I always refer back to sex, not just because I miss it, but because it is universal. Unlike animals, we possess sensuality and eroticism. It’s a physical poetry that we sometimes call love, but that I often confuse it with simply just fucking. That’s ok, too. I was in Paris for a week, the last week of my summer abroad. The city of love, lonely as fuck. I met Valeria and Emmanuel at the corner bar of some street in Montmartre, right before the steps that lead up to the Sacre Coeur. I had already been drinking. I was returning from an all day excursion from the Luxemburg Gardens, where I saw a very attractive young man reading Hemingway’s “A Moveable Feast.” A perfectly Parisian ode. I went to the Louvre, because that is what we all must do. I spent three hours sweating my sickness out. I saw the Mona Lisa. It was tiny. It did not change my life. I was most impressed with the Delacroix paintings. These were my favorite. I suppose I am more of a Romantic than a traditionalist? I went to dinner by myself. Had drinks by myself. The waiter tried to impress me with his own tattoos. I believe you, you’re cool. I rode the metro by myself, intoxicated. Somehow I was not scared that I was a woman. It was a very short and quiet liberty that I experienced in Paris. I still felt those aching strings within myself, “will I be loved when I come back?” The short answer was a very brutal No.

But I met Valeria and Emmanuel that night, a West African couple fluent in French, English and Spanish. Valeria greeted me in French, but I just gave her a doe eyed look for five seconds and uttered in Spanish that I did not speak French. She spoke to me in Spanish, and I did not feel lonely anymore. We spoke of revolution, literature, America and love. Emmanuel was much more in love with Valeria than she was with him. This I could tell by the way she held her cigarette and smoked it through her smirk while she gazed at him in dominance. I probably fell in love with her, too. I fell in love with her for the same reasons that Emmanuel’s psyche fell in love. It was the unspoken poetic gaze of her sensuality. I wish I was as powerful as Valeria.

I made them laugh with my charm. Valeria said she was drawn to me. She said I had a very friendly look. I usually get told I have a very sad look to me. I suppose it was the Paris humidity. I don’t know. I told them the funny story about the French baker and me. He couldn’t understand my accent when I said I wanted a croissant. You know the French and their R’s. Valeria told me that Parisians tend to get crabby during peak tourist season, but not everyone is like that.

When I returned to the apartment I was staying at, I felt a particular kind of magic. Not just the travel kind, but also a certain romanticism instilled in my sensibilities by Hemingway, Miller and Nin. The moment that I was experiencing wasn’t quite reality, that in time, would slowly store itself away in nostalgic memories, only to be referenced when I need magic and escape from the mundane demands of routine.

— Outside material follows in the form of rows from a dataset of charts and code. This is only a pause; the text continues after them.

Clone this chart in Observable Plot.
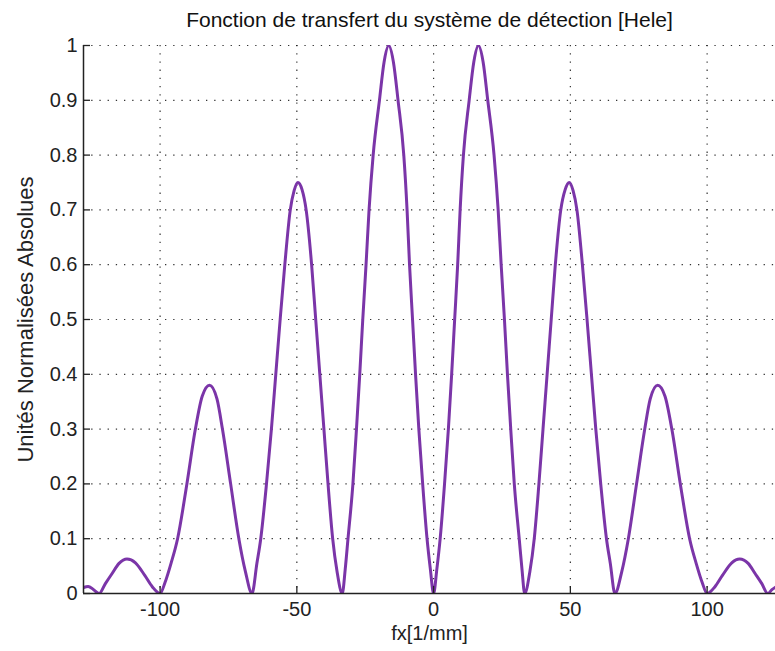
<!DOCTYPE html>
<html><head><meta charset="utf-8">
<script src="https://cdn.jsdelivr.net/npm/d3@7"></script>
<script src="https://cdn.jsdelivr.net/npm/@observablehq/plot@0.6"></script>
<style>html,body{margin:0;padding:0;background:#fff;}</style>
</head><body><div id="chart"></div>
<script>
const fx = [
  -128, -126.3, -124.3, -122.3, -120, -117.6, -115, -112.1, -109, -105.6, -102.8, -100,
  -98.2, -96.0, -93.6, -90.2, -87.1, -84.6, -81.9, -79.2, -77.2, -74.2, -71.2, -68.8, -66.4,
  -64.6, -63.2, -61.1, -59.3, -57.7, -56.1, -54.4, -52.4, -51.0, -49.6, -48.1, -46.6, -44.6, -43.1, -41.6, -40.1, -38.6, -36.9, -35.3, -33.4,
  -32.3, -31.3, -29.5, -28.2, -27.0, -25.9, -24.7, -23.6, -22.1, -19.8, -18.1, -16.4, -14.7, -13.0, -10.9, -9.7, -8.8, -7.7, -6.6, -5.4, -4.0, -2.4, -1.2, 0,
  1.2, 2.4, 4.0, 5.4, 6.6, 7.7, 8.8, 9.7, 10.9, 13.0, 14.7, 16.4, 18.1, 19.8, 22.1, 23.6, 24.7, 25.9, 27.0, 28.2, 29.5, 31.3, 32.3, 33.3,
  35.2, 36.8, 38.5, 40.0, 41.5, 43.0, 44.5, 46.5, 48.1, 49.6, 51.0, 52.4, 54.4, 56.1, 57.7, 59.3, 61.1, 63.2, 64.6, 66.3,
  68.8, 71.2, 74.2, 77.2, 79.2, 81.9, 84.6, 87.1, 90.2, 93.6, 96.0, 98.2, 100,
  102.8, 105.6, 109, 111.9, 115, 117.6, 120, 122.2, 123.7, 125
];
const amp = [
  0.011, 0.013, 0.007, 0, 0.018, 0.036, 0.055, 0.063, 0.056, 0.033, 0.012, 0,
  0.02, 0.055, 0.1, 0.2, 0.3, 0.36, 0.38, 0.355, 0.3, 0.2, 0.1, 0.04, 0,
  0.055, 0.1, 0.2, 0.3, 0.4, 0.5, 0.6, 0.7, 0.735, 0.75, 0.737, 0.7, 0.6, 0.5, 0.4, 0.3, 0.2, 0.1, 0.04, 0,
  0.045, 0.1, 0.2, 0.3, 0.4, 0.5, 0.6, 0.7, 0.8, 0.9, 0.97, 1.0, 0.97, 0.9, 0.8, 0.7, 0.6, 0.5, 0.4, 0.3, 0.2, 0.1, 0.045, 0,
  0.045, 0.1, 0.2, 0.3, 0.4, 0.5, 0.6, 0.7, 0.8, 0.9, 0.97, 1.0, 0.97, 0.9, 0.8, 0.7, 0.6, 0.5, 0.4, 0.3, 0.2, 0.1, 0.045, 0,
  0.04, 0.1, 0.2, 0.3, 0.4, 0.5, 0.6, 0.7, 0.737, 0.75, 0.735, 0.7, 0.6, 0.5, 0.4, 0.3, 0.2, 0.1, 0.055, 0,
  0.04, 0.1, 0.2, 0.3, 0.355, 0.38, 0.36, 0.3, 0.2, 0.1, 0.055, 0.02, 0,
  0.012, 0.033, 0.056, 0.063, 0.055, 0.036, 0.018, 0, 0.007, 0.0115
];
const xTicks = [-100, -50, 0, 50, 100];
const xTickLabels = ["-100", "-50", "0", "50", "100"];
const yTicks = [0, 0.1, 0.2, 0.3, 0.4, 0.5, 0.6, 0.7, 0.8, 0.9, 1];
const yTickLabels = ["0", "0.1", "0.2", "0.3", "0.4", "0.5", "0.6", "0.7", "0.8", "0.9", "1"];
const xDomain = [-128, 125];
const yDomain = [0, 1];
const title = "Fonction de transfert du système de détection [Hele]";
const xLabel = "fx[1/mm]";
const yLabel = "Unités Normalisées Absolues";

const data = fx.map((x, i) => ({x, y: amp[i]}));
const gridStyle = {stroke: "#000", strokeOpacity: 0.8, strokeWidth: 1.2, strokeDasharray: "1.3,6.9"};

const chart = Plot.plot({
  width: 775, height: 651,
  marginLeft: 83, marginRight: 0, marginTop: 45, marginBottom: 58,
  style: {fontFamily: "'Liberation Sans', Arial, sans-serif", fontSize: "20px", color: "#222", background: "#fff", overflow: "visible"},
  x: {domain: xDomain, ticks: xTicks, label: null},
  y: {domain: yDomain, ticks: yTicks, label: null},
  marks: [
    Plot.gridX(xTicks, gridStyle),
    Plot.gridY(yTicks, gridStyle),
    Plot.line(data, {x: "x", y: "y", curve: "monotone-x", stroke: "#7b35a8", strokeWidth: 3, clip: true}),
    Plot.ruleX([xDomain[0]], {stroke: "#222", strokeWidth: 1.5}),
    Plot.ruleY([yDomain[0]], {stroke: "#222", strokeWidth: 1.5}),
    Plot.axisX(xTicks, {tickSize: -7, tickFormat: () => "", stroke: "#222", strokeWidth: 1.3}),
    Plot.axisX(xTicks, {tickSize: 0, tickPadding: 8, fill: "#222", tickFormat: d => xTickLabels[xTicks.indexOf(d)]}),
    Plot.axisY(yTicks, {tickSize: -7, tickFormat: () => "", stroke: "#222", strokeWidth: 1.3}),
    Plot.axisY(yTicks, {tickSize: 0, tickPadding: 6, fill: "#222", tickFormat: d => yTickLabels[yTicks.indexOf(d)]}),
    Plot.text([title], {text: d => d, frameAnchor: "top", dy: -25, fontSize: 21, textAnchor: "middle", lineAnchor: "middle", fill: "#111"}),
    Plot.text([xLabel], {text: d => d, frameAnchor: "bottom", dy: 40, fontSize: 20, textAnchor: "middle", lineAnchor: "middle", fill: "#222"}),
    Plot.text([yLabel], {text: d => d, frameAnchor: "left", dx: -58, rotate: -90, fontSize: 22, textAnchor: "middle", lineAnchor: "middle", fill: "#222"})
  ]
});
document.getElementById("chart").appendChild(chart);
</script>
</body></html>
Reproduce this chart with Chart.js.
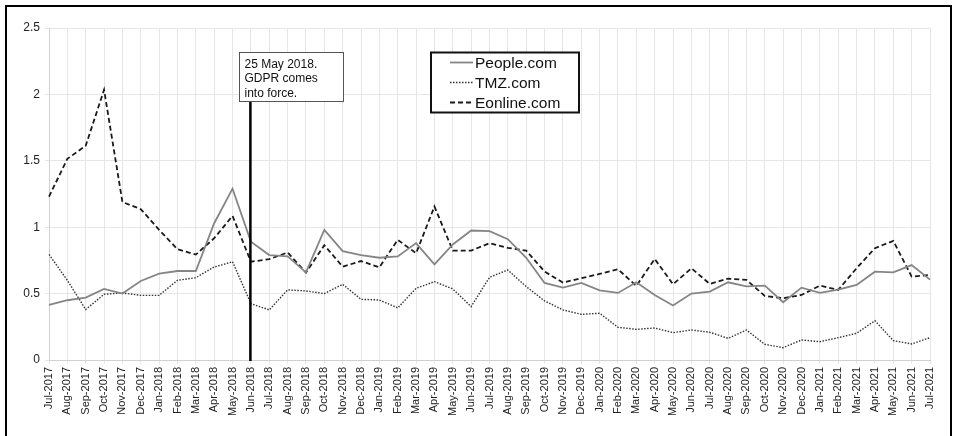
<!DOCTYPE html>
<html><head><meta charset="utf-8">
<script src="https://cdn.jsdelivr.net/npm/chart.js@4/dist/chart.umd.min.js"></script>
<style>
html,body{margin:0;padding:0;background:#fff;}
#wrap{position:relative;width:953px;height:436px;overflow:hidden;}
#frame{position:absolute;left:5px;top:5px;width:943px;height:445px;border:2px solid #000;pointer-events:none;}
canvas{position:absolute;left:0;top:0;}
</style></head><body>
<div id="wrap"><canvas id="c" width="953" height="436"></canvas><div id="frame"></div></div>
<script>
const months = ['Jul-2017','Aug-2017','Sep-2017','Oct-2017','Nov-2017','Dec-2017',
 'Jan-2018','Feb-2018','Mar-2018','Apr-2018','May-2018','Jun-2018','Jul-2018','Aug-2018','Sep-2018','Oct-2018','Nov-2018','Dec-2018',
 'Jan-2019','Feb-2019','Mar-2019','Apr-2019','May-2019','Jun-2019','Jul-2019','Aug-2019','Sep-2019','Oct-2019','Nov-2019','Dec-2019',
 'Jan-2020','Feb-2020','Mar-2020','Apr-2020','May-2020','Jun-2020','Jul-2020','Aug-2020','Sep-2020','Oct-2020','Nov-2020','Dec-2020',
 'Jan-2021','Feb-2021','Mar-2021','Apr-2021','May-2021','Jun-2021','Jul-2021'];
const people = [0.415,0.45,0.47,0.535,0.50,0.595,0.65,0.67,0.67,1.03,1.29,0.89,0.79,0.78,0.66,0.98,0.82,0.79,
 0.77,0.78,0.88,0.72,0.87,0.975,0.97,0.91,0.77,0.58,0.545,0.58,0.525,0.505,0.585,0.49,0.41,0.50,0.515,0.585,0.555,0.56,0.435,0.545,
 0.505,0.53,0.565,0.665,0.66,0.715,0.605];
const tmz = [0.795,0.60,0.38,0.495,0.505,0.487,0.487,0.60,0.62,0.70,0.74,0.425,0.377,0.528,0.52,0.50,0.57,0.457,
 0.452,0.392,0.54,0.59,0.535,0.402,0.623,0.678,0.553,0.445,0.377,0.344,0.352,0.246,0.231,0.241,0.206,0.226,0.209,0.163,0.226,0.118,0.093,0.151,
 0.138,0.168,0.201,0.296,0.146,0.121,0.168];
const eonline = [1.23,1.515,1.613,2.035,1.19,1.136,0.98,0.834,0.794,0.917,1.085,0.74,0.759,0.81,0.658,0.864,0.703,0.745,
 0.698,0.905,0.804,1.156,0.824,0.824,0.879,0.845,0.824,0.666,0.583,0.616,0.648,0.683,0.558,0.761,0.57,0.691,0.573,0.613,0.603,0.482,0.465,0.49,
 0.56,0.528,0.691,0.842,0.897,0.628,0.641];
const seriesNames = ['People.com','TMZ.com','Eonline.com'];
const eventMonth = 'Jun-2018';
const eventText = ['25 May 2018.','GDPR comes','into force.'];

const FONT = 'Arial, "Liberation Sans", sans-serif';

const overlay = {
  id:'overlay',
  afterDatasetsDraw(chart){
    const ctx = chart.ctx, xs = chart.scales.x, area = chart.chartArea;
    ctx.save();
    // annotation box
    const bx=239.5, by=52.5, bw=104, bh=49;
    const vx = xs.getPixelForValue(months.indexOf(eventMonth)) - 0.5;
    ctx.strokeStyle='#000'; ctx.lineWidth=2.5;
    ctx.beginPath(); ctx.moveTo(vx, by+bh); ctx.lineTo(vx, area.bottom+1); ctx.stroke();
    ctx.fillStyle='#fff'; ctx.fillRect(bx,by,bw,bh);
    ctx.strokeStyle='#555'; ctx.lineWidth=1; ctx.strokeRect(bx,by,bw,bh);
    ctx.fillStyle='#111'; ctx.font='12px '+FONT; ctx.textBaseline='middle'; ctx.textAlign='left';
    eventText.forEach((t,i)=>ctx.fillText(t, bx+5, by+12+i*14.5));
    // legend box
    const lx=431, ly=52.5, lw=148, lh=60;
    ctx.fillStyle='#fff'; ctx.fillRect(lx,ly,lw,lh);
    ctx.strokeStyle='#111'; ctx.lineWidth=2; ctx.strokeRect(lx,ly,lw,lh);
    ctx.font='15.5px '+FONT;
    chart.data.datasets.forEach((ds,i)=>{
      const yy = ly+10+i*20;
      ctx.save();
      ctx.strokeStyle=ds.borderColor; ctx.lineWidth=ds.borderWidth;
      ctx.setLineDash(ds.borderDash||[]);
      ctx.beginPath(); ctx.moveTo(450,yy); ctx.lineTo(473,yy); ctx.stroke();
      ctx.restore();
      ctx.fillStyle='#111'; ctx.fillText(ds.label, 475, yy+1);
    });
    ctx.restore();
  }
};

new Chart(document.getElementById('c'), {
  type:'line',
  data:{
    labels: months,
    datasets:[
      {label:seriesNames[0], data:people, borderColor:'#858585', borderWidth:1.8, borderDash:[], pointRadius:0, tension:0},
      {label:seriesNames[1], data:tmz, borderColor:'#333', borderWidth:1.4, borderDash:[1.5,1.5], pointRadius:0, tension:0},
      {label:seriesNames[2], data:eonline, borderColor:'#1a1a1a', borderWidth:1.8, borderDash:[5,3], pointRadius:0, tension:0}
    ]
  },
  options:{
    responsive:false, animation:false, devicePixelRatio:1,
    layout:{padding:{top:28,right:23,left:0,bottom:0}},
    plugins:{legend:{display:false}, tooltip:{enabled:false}},
    scales:{
      x:{
        offset:false,
        grid:{color:'#e6e6e6', tickLength:4, drawTicks:true},
        border:{color:'#d0d0d0', width:1},
        ticks:{autoSkip:false, minRotation:90, maxRotation:90, padding:3, color:'#222', font:{family:FONT, size:11}},
        afterFit(s){ s.height = 76; }
      },
      y:{
        min:0, max:2.5,
        grid:{color:'#e6e6e6', tickLength:4},
        border:{color:'#d0d0d0', width:1},
        ticks:{stepSize:0.5, padding:5, color:'#222', font:{family:FONT, size:12},
          callback:v=>String(v)},
        afterFit(s){ s.width = 49; }
      }
    }
  },
  plugins:[overlay]
});
</script>
</body></html>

Traveling tricks you into thinking life is so much better outside your world. Anything and anywhere is so much better when you don’t have to show up for work, pay bills, or drive in traffic. If I transplanted my responsibilities to another country, I would be just as miserable.

Of course, the charm of Paris is its history. It’s in the buildings, on the cobblestones, in the churches and in the term Parisian itself. How fucking fancy. I wish I could transplant the magic of Paris, instead of reliving it in nostalgia. The magic of possibility, of adventure, infiniteness, space and love. Most of the times I am so wrapped up in my ego, in my pursuit of isolation, in my stubbornness to prove that I am not 23 anymore. I say that I have no time for magic, for the frivolous pursuit of companionship, but that’s just a lie because it’s downright silly. I am just scared. I do not posses the power of womanhood and sensuality that Valeria owns. Perhaps it exists in my words, but I’ve wasted them on men who see the world as a literal space, not a spiritual possibility of adventure and love. In my books, Paris encompassed all that. Valeria was the symbolic manifestation of Paris, a sensual woman with red lips smoking a cigarette. The seduction of Paris.